● **INFORMATION SUPPLIED**

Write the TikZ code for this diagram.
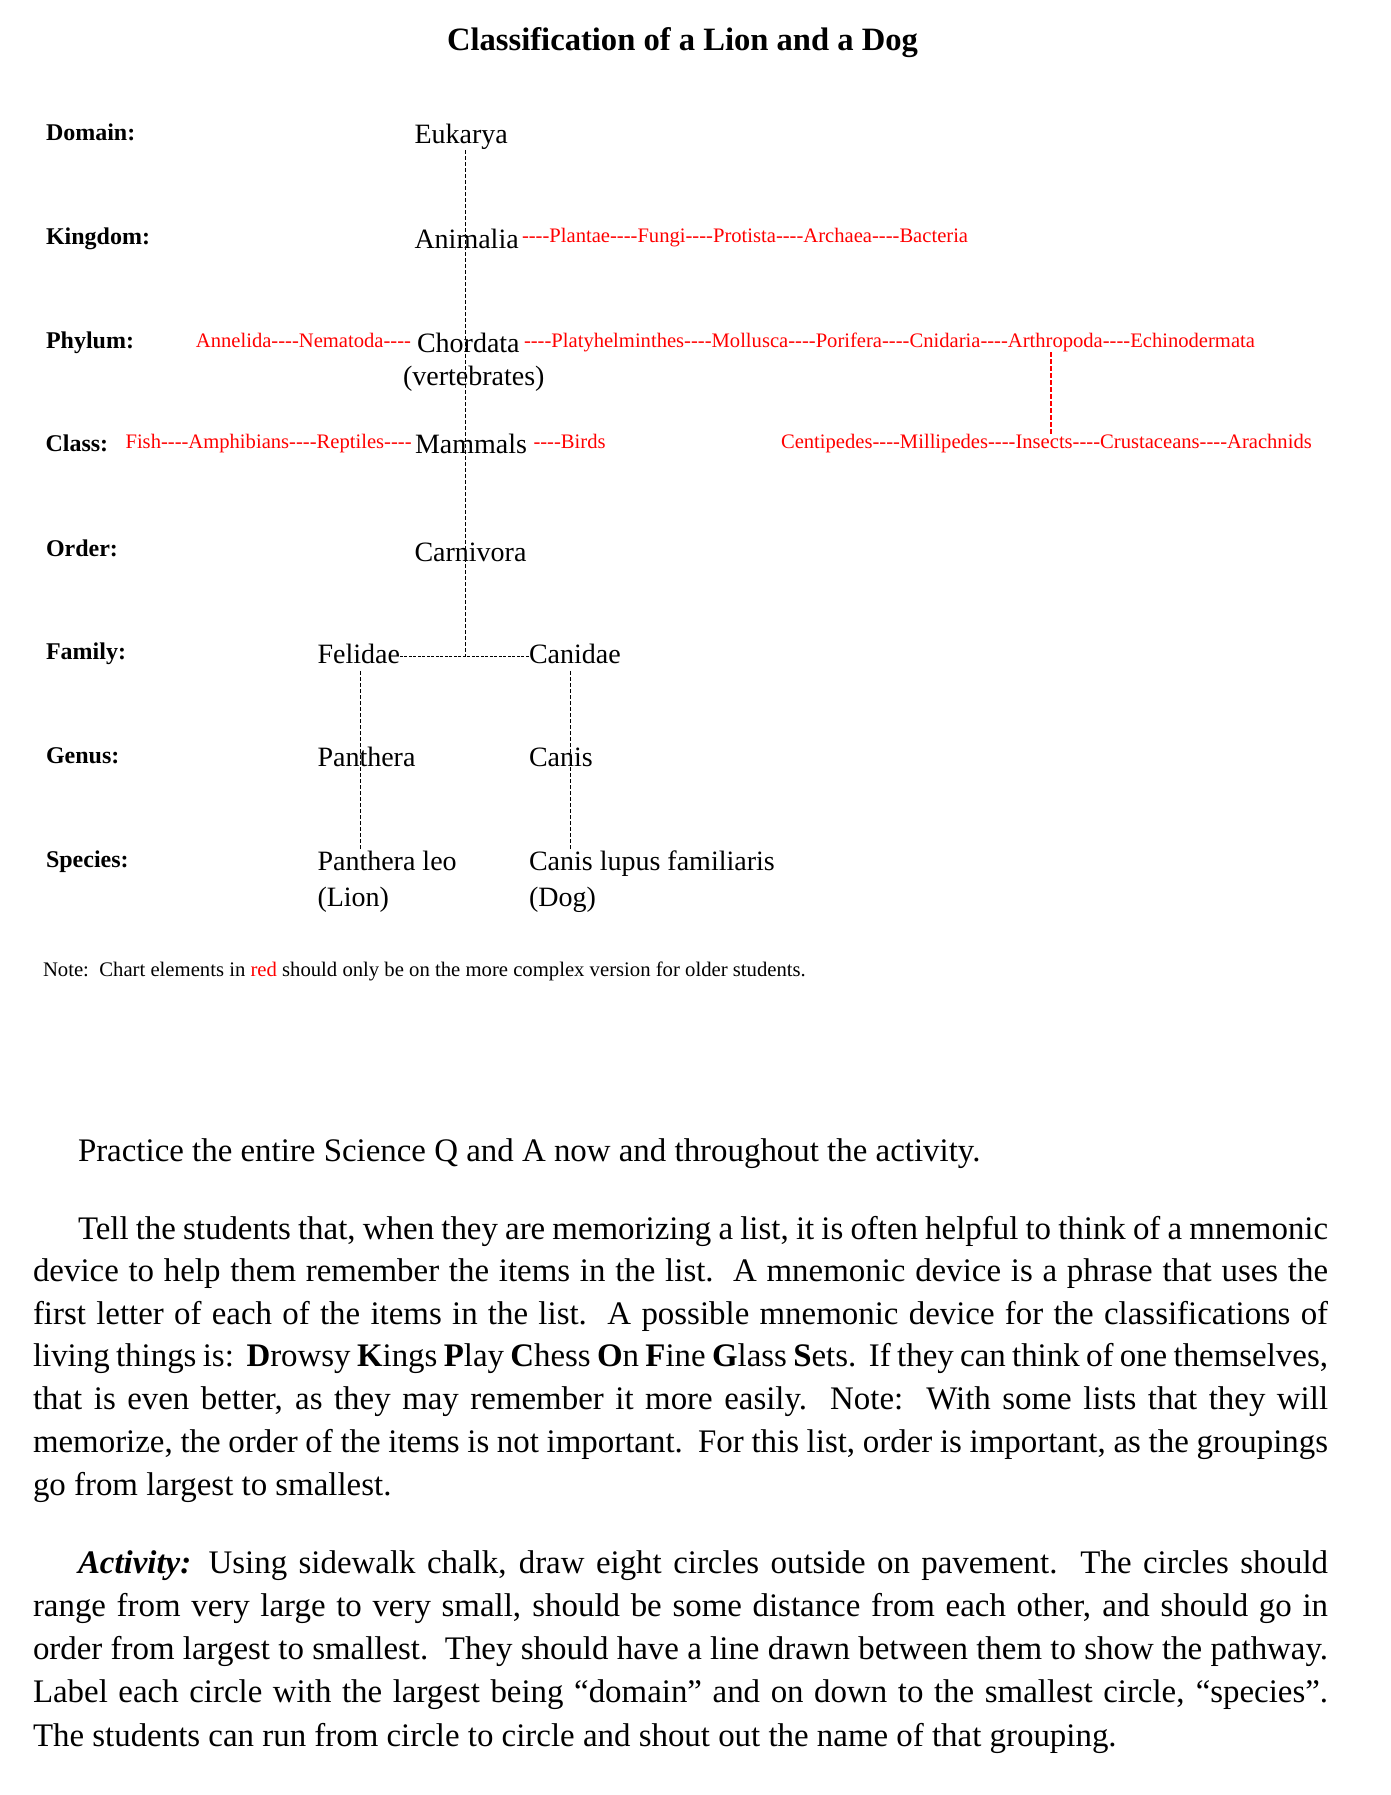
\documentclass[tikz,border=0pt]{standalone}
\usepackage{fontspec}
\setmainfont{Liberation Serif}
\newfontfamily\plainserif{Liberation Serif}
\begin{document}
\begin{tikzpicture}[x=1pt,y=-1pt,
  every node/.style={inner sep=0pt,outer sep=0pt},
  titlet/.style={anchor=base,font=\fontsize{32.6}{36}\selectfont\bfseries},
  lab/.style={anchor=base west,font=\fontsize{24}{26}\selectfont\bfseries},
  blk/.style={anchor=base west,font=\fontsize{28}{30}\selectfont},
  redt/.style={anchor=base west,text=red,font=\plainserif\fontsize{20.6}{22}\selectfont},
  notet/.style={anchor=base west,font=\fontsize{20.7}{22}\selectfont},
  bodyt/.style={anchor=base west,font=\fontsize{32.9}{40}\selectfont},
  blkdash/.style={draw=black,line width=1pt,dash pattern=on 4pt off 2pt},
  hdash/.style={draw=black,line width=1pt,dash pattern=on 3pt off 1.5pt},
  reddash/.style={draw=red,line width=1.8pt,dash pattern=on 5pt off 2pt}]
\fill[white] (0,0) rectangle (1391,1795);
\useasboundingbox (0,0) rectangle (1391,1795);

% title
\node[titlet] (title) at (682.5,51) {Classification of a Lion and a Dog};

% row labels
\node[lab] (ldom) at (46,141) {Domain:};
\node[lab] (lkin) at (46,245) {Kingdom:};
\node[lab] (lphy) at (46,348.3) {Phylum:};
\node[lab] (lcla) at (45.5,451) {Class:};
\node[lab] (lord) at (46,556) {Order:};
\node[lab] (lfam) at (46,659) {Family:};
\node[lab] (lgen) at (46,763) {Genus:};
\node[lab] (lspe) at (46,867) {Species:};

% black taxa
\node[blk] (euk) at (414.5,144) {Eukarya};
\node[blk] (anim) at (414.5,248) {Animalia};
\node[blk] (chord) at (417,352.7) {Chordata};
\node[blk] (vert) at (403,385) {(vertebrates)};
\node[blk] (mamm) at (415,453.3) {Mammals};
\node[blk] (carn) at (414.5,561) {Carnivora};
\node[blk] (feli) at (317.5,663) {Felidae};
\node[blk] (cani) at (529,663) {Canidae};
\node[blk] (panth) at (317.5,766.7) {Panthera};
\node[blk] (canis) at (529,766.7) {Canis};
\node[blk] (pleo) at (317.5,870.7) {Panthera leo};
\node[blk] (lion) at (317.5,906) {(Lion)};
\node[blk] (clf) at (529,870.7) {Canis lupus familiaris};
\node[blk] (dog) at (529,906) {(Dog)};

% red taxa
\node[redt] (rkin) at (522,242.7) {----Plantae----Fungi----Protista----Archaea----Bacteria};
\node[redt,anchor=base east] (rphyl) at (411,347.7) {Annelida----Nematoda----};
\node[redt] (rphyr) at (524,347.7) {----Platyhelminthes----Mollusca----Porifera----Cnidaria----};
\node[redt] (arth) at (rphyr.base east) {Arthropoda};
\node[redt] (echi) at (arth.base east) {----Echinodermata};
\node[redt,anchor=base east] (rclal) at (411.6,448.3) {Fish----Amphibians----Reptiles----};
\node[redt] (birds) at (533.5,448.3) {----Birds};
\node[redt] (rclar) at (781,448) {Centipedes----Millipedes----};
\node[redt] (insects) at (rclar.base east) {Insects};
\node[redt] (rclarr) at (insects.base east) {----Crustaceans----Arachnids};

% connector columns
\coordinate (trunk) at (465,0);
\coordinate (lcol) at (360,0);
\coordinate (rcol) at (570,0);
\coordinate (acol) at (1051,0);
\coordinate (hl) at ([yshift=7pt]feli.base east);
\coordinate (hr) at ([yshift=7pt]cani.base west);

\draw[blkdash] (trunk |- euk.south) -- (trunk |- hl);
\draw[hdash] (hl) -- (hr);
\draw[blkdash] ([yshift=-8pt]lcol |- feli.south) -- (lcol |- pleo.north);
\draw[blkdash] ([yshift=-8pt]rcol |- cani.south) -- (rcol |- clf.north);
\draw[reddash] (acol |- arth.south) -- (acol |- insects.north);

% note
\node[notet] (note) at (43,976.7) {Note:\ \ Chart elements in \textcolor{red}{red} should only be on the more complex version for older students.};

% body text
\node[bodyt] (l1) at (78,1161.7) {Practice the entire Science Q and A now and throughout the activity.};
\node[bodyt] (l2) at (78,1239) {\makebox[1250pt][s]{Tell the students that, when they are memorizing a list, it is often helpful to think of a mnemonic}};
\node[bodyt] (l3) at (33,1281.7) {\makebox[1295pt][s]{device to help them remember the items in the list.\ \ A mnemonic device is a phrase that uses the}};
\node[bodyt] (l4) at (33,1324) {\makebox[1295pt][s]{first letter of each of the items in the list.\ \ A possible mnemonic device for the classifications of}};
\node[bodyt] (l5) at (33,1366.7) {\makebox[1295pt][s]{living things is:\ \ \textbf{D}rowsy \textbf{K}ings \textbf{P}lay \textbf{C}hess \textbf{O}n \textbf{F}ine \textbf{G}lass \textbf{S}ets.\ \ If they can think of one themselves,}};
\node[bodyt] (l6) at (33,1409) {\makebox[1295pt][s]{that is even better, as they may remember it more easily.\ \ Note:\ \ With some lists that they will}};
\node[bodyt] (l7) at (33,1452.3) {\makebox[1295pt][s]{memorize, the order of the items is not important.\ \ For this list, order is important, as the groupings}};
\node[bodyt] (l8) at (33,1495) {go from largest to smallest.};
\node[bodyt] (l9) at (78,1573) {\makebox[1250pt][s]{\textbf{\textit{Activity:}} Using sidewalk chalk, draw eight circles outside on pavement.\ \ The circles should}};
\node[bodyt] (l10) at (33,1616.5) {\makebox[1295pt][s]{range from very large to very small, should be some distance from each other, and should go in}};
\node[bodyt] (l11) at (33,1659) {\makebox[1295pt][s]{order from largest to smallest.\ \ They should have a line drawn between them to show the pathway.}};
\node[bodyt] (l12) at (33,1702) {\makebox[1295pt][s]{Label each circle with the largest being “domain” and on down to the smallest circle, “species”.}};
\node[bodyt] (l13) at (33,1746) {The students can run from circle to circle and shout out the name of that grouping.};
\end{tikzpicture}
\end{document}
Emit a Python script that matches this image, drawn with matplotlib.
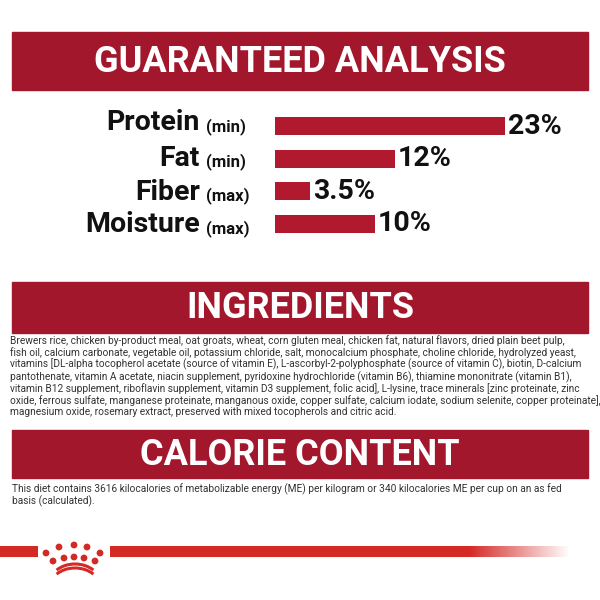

● **EXERCISE DETAILS**
Word for word, give again the lines from the first entry to the line with "(lspe) at (46,867)", inclusive. Exclude the pictures.

● **PROBLEM SOLUTION**
Write the TikZ code for this diagram.
\documentclass[tikz,border=0pt]{standalone}
\usepackage{fontspec}
\setmainfont{Liberation Serif}
\newfontfamily\plainserif{Liberation Serif}
\begin{document}
\begin{tikzpicture}[x=1pt,y=-1pt,
  every node/.style={inner sep=0pt,outer sep=0pt},
  titlet/.style={anchor=base,font=\fontsize{32.6}{36}\selectfont\bfseries},
  lab/.style={anchor=base west,font=\fontsize{24}{26}\selectfont\bfseries},
  blk/.style={anchor=base west,font=\fontsize{28}{30}\selectfont},
  redt/.style={anchor=base west,text=red,font=\plainserif\fontsize{20.6}{22}\selectfont},
  notet/.style={anchor=base west,font=\fontsize{20.7}{22}\selectfont},
  bodyt/.style={anchor=base west,font=\fontsize{32.9}{40}\selectfont},
  blkdash/.style={draw=black,line width=1pt,dash pattern=on 4pt off 2pt},
  hdash/.style={draw=black,line width=1pt,dash pattern=on 3pt off 1.5pt},
  reddash/.style={draw=red,line width=1.8pt,dash pattern=on 5pt off 2pt}]
\fill[white] (0,0) rectangle (1391,1795);
\useasboundingbox (0,0) rectangle (1391,1795);

% title
\node[titlet] (title) at (682.5,51) {Classification of a Lion and a Dog};

% row labels
\node[lab] (ldom) at (46,141) {Domain:};
\node[lab] (lkin) at (46,245) {Kingdom:};
\node[lab] (lphy) at (46,348.3) {Phylum:};
\node[lab] (lcla) at (45.5,451) {Class:};
\node[lab] (lord) at (46,556) {Order:};
\node[lab] (lfam) at (46,659) {Family:};
\node[lab] (lgen) at (46,763) {Genus:};
\node[lab] (lspe) at (46,867) {Species:};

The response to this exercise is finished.